-- Begin MATERIAL --

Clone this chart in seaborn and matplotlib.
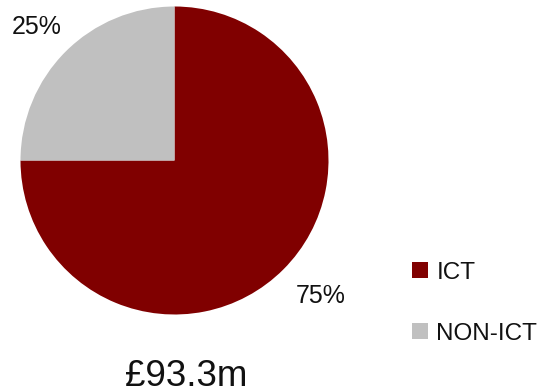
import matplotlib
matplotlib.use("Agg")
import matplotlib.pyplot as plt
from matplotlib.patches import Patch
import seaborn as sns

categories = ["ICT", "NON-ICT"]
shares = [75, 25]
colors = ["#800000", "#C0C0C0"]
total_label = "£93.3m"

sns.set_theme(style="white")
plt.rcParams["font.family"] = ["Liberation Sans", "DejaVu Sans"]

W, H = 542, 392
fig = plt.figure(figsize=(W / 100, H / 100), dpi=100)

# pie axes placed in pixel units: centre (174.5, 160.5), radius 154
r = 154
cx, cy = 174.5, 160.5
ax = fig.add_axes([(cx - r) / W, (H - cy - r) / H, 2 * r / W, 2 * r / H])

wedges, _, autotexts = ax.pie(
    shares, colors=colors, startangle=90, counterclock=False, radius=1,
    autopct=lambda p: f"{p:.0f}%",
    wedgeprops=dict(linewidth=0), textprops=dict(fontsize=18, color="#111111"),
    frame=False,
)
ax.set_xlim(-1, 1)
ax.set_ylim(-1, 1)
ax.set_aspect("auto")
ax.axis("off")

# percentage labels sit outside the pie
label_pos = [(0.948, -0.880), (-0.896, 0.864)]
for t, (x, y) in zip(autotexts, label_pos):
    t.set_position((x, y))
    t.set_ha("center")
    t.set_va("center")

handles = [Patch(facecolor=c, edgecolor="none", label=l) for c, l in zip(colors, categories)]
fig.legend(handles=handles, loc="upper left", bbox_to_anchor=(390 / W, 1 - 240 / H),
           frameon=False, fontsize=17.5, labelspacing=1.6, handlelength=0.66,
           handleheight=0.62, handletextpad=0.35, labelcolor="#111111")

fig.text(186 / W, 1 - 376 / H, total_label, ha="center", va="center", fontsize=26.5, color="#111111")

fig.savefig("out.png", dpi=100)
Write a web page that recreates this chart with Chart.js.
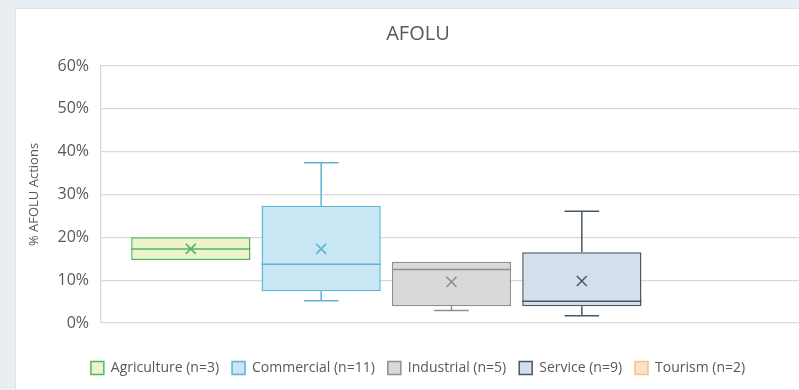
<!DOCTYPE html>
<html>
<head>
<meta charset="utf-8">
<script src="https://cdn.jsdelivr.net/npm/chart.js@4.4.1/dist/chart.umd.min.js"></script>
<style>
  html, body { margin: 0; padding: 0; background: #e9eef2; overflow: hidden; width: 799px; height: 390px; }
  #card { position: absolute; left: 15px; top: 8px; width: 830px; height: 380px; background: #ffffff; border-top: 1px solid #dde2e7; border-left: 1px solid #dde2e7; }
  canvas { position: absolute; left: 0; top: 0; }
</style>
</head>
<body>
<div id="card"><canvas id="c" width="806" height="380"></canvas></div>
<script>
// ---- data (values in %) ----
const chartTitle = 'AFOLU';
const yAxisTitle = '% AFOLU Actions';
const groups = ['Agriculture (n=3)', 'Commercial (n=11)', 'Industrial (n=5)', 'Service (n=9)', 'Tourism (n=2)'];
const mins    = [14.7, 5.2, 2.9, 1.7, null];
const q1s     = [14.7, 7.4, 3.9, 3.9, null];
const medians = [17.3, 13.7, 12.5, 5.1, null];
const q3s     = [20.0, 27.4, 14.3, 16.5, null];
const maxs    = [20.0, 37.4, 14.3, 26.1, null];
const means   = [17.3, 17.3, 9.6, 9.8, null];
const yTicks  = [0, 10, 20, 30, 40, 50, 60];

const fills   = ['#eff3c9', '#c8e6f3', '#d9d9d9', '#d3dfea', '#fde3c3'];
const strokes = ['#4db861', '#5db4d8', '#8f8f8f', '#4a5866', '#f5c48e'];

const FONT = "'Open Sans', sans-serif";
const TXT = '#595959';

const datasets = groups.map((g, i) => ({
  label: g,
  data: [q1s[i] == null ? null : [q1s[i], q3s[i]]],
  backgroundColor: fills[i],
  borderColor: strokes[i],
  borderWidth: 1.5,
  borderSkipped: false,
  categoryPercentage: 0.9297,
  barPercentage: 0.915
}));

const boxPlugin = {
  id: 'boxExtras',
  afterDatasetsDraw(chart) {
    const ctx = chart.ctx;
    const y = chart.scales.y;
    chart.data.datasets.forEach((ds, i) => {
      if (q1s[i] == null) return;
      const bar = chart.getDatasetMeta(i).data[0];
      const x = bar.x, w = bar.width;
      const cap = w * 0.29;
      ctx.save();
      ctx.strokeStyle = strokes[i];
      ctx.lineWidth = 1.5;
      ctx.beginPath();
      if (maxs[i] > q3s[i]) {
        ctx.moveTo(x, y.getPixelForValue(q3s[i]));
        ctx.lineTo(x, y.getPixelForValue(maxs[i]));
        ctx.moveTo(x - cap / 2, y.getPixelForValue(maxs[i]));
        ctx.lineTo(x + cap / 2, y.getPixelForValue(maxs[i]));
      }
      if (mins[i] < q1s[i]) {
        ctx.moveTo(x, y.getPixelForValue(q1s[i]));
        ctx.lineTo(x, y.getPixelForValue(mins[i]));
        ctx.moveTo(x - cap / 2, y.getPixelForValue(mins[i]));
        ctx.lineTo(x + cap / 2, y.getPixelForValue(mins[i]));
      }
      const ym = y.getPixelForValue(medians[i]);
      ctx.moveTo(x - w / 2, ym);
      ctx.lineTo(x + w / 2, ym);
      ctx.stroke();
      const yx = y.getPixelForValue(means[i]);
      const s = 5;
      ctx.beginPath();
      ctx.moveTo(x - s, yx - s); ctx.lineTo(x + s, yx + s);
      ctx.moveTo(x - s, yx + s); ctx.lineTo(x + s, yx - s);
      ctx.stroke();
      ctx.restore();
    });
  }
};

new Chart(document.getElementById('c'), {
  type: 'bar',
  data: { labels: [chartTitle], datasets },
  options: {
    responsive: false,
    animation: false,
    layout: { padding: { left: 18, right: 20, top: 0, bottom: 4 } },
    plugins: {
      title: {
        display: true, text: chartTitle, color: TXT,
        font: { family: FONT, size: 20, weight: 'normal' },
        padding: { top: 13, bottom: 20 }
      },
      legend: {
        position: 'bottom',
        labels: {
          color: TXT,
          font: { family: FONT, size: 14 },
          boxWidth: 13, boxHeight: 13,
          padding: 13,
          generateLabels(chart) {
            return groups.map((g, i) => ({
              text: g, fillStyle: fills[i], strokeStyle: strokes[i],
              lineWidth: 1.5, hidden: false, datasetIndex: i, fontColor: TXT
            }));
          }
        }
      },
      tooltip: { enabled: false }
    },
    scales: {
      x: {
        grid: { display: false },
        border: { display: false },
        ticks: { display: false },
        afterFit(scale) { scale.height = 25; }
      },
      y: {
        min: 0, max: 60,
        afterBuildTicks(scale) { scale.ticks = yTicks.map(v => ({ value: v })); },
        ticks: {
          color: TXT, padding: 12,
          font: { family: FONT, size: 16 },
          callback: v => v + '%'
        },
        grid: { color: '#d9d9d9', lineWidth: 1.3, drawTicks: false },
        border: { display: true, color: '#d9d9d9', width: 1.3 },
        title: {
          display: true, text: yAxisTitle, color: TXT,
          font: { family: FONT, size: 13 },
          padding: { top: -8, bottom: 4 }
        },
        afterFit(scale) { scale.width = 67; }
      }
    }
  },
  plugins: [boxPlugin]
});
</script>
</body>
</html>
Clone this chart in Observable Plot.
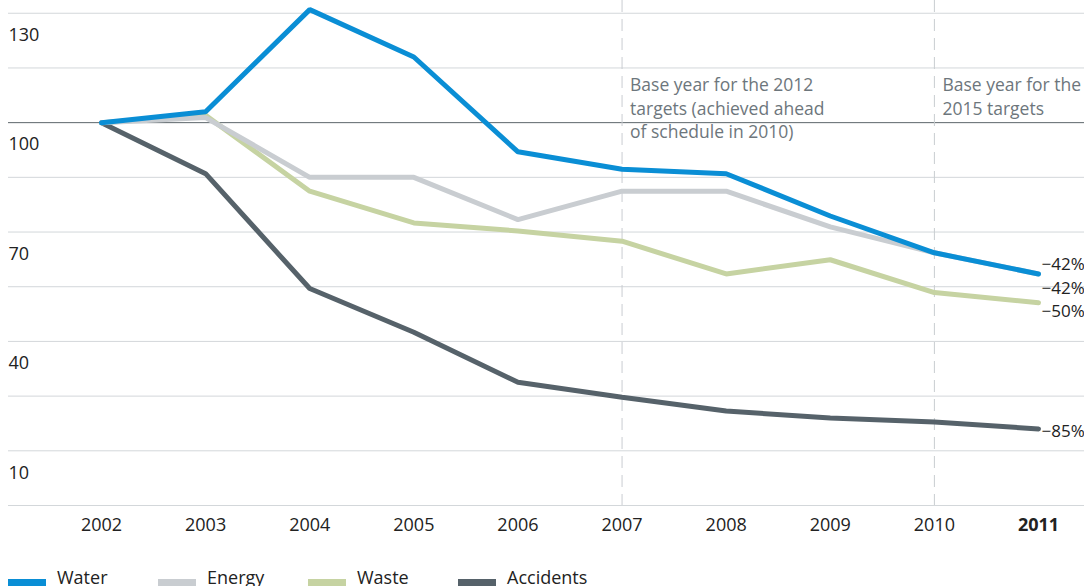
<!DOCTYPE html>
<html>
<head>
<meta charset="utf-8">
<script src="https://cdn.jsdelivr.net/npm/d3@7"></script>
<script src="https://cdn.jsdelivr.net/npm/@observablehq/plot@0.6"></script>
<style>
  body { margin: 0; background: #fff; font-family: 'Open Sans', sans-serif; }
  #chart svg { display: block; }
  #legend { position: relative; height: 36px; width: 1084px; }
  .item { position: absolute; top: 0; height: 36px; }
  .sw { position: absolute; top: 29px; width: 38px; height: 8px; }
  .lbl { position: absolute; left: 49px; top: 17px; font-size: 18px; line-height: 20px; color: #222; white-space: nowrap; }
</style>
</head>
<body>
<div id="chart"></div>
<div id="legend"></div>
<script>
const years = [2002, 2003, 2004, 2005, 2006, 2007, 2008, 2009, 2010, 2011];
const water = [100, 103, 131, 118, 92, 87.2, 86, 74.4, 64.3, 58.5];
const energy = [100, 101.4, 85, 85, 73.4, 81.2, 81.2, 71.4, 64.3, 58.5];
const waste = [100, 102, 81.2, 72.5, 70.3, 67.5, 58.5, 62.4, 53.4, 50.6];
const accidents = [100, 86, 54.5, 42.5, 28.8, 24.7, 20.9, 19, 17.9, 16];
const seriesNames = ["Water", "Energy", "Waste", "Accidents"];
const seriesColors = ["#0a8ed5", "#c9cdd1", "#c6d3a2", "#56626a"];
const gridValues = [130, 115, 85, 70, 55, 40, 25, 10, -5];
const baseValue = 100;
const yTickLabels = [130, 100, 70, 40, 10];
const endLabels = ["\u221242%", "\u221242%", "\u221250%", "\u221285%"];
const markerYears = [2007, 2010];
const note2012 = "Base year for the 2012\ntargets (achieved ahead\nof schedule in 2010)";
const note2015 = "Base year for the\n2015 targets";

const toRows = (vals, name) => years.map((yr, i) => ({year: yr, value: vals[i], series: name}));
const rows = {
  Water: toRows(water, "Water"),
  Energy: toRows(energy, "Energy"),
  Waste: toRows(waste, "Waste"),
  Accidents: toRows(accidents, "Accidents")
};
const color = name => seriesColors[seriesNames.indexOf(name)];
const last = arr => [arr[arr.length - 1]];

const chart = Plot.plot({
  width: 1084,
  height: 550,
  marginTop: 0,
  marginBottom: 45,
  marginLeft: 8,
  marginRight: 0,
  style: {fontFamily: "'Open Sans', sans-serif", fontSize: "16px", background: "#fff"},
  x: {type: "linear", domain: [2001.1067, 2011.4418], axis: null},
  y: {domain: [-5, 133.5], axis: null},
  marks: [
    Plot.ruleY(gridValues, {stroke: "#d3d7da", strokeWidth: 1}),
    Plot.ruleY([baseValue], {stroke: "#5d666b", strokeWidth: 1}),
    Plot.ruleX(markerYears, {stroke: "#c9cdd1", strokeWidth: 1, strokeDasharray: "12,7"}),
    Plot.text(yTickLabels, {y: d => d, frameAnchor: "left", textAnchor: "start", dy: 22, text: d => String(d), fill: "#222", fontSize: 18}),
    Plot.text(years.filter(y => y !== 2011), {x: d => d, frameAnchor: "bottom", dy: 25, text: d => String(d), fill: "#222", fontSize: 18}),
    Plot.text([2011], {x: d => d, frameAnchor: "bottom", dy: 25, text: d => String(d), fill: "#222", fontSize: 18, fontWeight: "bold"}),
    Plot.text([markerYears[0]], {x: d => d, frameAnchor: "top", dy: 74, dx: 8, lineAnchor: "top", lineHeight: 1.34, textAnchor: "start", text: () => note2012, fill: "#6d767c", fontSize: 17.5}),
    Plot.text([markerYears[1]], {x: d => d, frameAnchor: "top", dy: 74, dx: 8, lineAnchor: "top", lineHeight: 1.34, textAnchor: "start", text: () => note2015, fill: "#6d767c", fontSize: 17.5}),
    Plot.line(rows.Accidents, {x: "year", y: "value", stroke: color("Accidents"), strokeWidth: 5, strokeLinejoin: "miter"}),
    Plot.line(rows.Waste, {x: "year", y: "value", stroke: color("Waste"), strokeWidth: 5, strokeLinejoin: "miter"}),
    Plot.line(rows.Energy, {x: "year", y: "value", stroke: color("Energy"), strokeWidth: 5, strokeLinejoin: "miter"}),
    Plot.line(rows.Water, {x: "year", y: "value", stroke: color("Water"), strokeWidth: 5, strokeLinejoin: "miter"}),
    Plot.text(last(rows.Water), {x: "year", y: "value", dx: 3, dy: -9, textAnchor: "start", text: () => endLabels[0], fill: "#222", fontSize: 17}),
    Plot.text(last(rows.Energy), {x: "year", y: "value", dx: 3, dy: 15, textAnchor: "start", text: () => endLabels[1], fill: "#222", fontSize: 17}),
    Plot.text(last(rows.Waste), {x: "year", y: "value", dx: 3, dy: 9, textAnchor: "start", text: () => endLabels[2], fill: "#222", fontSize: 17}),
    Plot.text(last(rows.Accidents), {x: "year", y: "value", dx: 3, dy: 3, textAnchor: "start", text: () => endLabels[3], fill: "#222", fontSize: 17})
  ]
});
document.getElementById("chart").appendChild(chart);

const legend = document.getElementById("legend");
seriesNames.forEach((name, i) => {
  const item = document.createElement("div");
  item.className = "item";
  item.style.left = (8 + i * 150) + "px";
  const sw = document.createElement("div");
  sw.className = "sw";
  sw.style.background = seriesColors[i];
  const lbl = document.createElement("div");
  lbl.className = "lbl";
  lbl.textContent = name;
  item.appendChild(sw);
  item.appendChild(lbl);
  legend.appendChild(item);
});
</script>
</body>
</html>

-- End MATERIAL --

• _WHAT THE EXERCISE ASKS_:
Extract all lines from the data in which "Clone" is found.

• _WRITTEN RESPONSE_:
Clone this chart in seaborn and matplotlib.
Clone this chart in Observable Plot.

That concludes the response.